* What is being asked *
Collect every line in the records below that contains the word "this".

* Given data *
· · ·
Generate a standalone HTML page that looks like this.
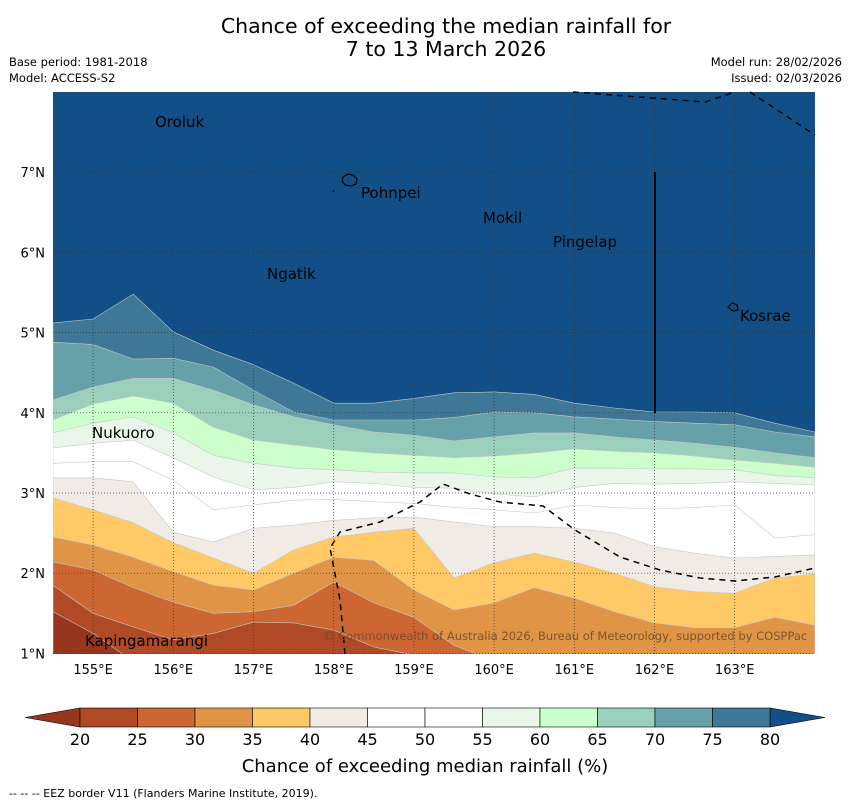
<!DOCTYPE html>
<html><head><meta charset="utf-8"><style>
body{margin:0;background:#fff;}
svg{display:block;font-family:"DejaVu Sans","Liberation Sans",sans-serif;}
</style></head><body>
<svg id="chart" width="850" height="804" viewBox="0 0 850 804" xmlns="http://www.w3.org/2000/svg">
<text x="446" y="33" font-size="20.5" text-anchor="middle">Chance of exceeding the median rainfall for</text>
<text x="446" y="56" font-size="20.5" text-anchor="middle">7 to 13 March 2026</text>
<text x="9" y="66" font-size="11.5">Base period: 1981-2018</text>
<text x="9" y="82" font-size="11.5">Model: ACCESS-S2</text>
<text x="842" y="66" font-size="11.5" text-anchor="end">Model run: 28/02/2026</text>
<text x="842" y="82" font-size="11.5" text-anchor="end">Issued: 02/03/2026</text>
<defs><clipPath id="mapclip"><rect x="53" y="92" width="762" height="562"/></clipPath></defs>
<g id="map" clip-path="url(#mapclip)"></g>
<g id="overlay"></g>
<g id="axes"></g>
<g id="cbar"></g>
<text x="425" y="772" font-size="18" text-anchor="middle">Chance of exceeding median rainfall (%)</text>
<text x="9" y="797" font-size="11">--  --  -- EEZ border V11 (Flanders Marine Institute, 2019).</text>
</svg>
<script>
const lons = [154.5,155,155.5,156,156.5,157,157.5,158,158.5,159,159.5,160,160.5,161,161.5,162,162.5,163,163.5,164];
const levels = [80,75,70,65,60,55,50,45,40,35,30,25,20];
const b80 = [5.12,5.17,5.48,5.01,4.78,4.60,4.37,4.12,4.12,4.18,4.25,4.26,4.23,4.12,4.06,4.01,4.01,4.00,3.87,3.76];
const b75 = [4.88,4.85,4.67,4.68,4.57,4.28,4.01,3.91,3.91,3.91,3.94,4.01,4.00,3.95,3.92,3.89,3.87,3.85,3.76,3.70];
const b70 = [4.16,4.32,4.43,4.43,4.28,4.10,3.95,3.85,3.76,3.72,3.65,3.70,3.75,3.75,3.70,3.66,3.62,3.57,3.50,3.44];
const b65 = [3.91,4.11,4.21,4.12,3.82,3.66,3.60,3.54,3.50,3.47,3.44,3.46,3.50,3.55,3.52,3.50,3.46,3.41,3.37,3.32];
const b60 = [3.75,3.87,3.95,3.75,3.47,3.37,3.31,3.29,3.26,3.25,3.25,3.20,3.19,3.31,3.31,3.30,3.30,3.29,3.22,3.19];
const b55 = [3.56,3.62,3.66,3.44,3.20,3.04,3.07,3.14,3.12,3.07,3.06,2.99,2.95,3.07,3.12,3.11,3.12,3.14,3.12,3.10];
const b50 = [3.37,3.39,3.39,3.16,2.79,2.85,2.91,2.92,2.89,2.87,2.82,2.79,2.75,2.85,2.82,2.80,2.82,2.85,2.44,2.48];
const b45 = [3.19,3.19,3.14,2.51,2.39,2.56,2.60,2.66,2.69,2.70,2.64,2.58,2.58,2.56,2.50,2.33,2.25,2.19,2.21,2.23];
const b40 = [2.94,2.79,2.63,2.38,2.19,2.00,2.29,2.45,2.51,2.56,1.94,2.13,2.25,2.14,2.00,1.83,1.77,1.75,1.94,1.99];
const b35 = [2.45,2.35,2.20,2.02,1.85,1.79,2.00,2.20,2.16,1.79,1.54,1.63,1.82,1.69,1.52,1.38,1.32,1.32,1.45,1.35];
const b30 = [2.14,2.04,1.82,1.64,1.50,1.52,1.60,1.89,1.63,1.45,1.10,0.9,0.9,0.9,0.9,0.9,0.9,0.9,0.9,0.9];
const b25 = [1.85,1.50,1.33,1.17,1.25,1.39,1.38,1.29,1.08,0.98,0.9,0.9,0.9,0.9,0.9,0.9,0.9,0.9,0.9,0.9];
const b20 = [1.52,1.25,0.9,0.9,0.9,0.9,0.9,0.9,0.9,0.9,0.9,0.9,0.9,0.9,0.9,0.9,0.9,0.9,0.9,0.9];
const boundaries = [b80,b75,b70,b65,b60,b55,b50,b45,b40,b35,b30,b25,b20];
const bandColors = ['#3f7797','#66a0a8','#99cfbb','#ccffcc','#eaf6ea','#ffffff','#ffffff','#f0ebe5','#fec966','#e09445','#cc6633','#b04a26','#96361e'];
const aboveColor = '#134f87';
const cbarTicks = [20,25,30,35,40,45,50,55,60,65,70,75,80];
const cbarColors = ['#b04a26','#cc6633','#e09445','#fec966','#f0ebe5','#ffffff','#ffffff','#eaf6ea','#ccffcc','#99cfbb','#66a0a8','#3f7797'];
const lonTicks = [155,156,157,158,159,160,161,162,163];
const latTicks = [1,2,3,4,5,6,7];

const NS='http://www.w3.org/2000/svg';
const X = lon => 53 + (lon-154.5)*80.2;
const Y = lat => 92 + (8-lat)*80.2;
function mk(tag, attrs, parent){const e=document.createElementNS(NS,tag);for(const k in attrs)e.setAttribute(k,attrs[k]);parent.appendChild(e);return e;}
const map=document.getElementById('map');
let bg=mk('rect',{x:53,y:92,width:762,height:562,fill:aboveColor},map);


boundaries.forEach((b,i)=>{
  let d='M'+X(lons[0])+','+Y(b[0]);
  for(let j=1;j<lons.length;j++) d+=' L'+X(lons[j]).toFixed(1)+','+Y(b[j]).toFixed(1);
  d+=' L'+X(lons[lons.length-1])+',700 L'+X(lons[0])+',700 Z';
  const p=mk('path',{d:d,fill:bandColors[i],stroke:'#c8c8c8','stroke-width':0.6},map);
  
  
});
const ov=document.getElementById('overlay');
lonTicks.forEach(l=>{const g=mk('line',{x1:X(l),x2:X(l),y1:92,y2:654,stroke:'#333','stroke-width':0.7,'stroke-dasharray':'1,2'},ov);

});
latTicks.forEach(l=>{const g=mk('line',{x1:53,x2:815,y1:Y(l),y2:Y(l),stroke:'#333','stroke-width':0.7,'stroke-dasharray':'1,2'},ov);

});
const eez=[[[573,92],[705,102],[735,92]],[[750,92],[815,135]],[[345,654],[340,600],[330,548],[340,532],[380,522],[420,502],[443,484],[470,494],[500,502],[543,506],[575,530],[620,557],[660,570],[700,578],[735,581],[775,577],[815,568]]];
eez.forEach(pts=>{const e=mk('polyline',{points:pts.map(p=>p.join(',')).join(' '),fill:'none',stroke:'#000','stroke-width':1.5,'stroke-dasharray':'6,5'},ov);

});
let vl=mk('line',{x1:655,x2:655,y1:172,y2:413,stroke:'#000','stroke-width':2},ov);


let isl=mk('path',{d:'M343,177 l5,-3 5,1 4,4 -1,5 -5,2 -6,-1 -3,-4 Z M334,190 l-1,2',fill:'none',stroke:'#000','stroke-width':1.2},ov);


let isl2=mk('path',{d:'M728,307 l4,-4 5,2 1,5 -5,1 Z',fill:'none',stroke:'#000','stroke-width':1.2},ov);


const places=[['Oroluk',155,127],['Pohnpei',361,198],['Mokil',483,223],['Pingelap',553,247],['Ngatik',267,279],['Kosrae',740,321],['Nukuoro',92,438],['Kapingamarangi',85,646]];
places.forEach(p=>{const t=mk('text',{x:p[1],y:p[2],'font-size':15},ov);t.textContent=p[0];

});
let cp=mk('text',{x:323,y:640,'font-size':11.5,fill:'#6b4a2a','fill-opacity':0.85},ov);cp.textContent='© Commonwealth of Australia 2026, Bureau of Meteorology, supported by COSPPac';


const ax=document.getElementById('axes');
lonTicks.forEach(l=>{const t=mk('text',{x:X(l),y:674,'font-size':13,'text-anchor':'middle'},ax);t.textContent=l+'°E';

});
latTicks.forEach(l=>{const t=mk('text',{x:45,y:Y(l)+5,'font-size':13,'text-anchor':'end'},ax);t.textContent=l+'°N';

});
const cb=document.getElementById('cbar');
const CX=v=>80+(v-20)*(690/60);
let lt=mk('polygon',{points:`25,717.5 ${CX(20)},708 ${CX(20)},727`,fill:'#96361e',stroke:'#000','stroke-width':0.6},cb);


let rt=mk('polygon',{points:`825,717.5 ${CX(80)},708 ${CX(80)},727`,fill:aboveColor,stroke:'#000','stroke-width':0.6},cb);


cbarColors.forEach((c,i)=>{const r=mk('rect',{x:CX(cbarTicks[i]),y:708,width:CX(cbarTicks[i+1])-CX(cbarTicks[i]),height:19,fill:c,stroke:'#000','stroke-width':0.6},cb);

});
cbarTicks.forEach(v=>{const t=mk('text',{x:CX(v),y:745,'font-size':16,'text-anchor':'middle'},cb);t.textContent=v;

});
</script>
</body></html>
· · ·
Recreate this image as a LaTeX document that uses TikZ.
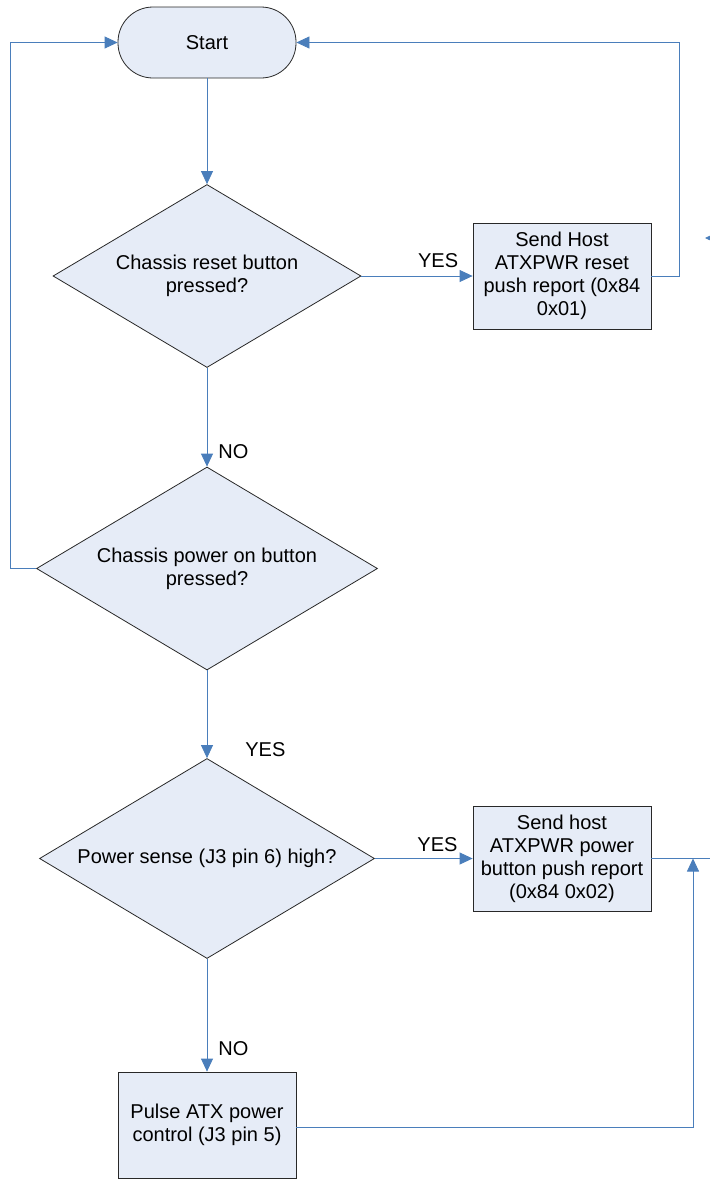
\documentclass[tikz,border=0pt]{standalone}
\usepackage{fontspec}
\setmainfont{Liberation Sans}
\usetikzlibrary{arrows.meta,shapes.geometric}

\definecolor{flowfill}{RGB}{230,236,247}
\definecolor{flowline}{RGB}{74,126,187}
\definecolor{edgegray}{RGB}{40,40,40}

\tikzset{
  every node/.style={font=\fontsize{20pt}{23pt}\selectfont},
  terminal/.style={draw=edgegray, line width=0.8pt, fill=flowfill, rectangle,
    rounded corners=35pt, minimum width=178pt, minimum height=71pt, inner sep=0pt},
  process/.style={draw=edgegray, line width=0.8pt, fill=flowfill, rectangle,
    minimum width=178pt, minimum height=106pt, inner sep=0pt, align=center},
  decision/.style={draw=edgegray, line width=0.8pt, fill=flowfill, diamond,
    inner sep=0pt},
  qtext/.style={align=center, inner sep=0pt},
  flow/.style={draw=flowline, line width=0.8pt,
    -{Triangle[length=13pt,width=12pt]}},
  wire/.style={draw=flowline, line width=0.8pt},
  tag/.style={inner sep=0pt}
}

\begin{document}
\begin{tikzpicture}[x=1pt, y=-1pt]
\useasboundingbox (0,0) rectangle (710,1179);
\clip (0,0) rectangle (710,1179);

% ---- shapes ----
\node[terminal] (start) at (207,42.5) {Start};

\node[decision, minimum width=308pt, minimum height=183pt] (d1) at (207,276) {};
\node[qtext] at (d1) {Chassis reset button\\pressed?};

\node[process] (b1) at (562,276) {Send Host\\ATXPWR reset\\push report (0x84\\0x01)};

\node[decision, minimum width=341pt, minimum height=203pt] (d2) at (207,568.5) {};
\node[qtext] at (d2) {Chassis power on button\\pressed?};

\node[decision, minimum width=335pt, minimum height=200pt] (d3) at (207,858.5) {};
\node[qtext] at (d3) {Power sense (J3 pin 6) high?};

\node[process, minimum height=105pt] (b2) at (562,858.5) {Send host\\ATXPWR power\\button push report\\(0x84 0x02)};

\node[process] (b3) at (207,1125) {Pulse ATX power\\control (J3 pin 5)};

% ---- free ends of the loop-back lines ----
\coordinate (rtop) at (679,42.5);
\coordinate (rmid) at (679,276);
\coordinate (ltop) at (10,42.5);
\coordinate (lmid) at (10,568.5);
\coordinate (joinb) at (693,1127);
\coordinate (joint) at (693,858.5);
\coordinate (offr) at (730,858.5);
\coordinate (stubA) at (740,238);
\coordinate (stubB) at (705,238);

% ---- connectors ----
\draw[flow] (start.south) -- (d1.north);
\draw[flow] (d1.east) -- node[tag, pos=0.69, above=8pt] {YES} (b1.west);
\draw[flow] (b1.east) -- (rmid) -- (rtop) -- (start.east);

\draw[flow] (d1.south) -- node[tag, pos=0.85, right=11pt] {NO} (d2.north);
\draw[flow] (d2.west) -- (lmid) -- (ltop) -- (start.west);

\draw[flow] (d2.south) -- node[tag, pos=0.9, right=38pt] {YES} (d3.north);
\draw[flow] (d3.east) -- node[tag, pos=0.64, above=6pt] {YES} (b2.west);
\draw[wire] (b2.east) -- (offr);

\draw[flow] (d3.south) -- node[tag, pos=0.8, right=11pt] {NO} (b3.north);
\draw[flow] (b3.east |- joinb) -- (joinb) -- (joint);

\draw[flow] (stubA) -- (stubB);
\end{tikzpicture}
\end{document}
· · ·
* Task output *
Generate a standalone HTML page that looks like this.
Recreate this image as a LaTeX document that uses TikZ.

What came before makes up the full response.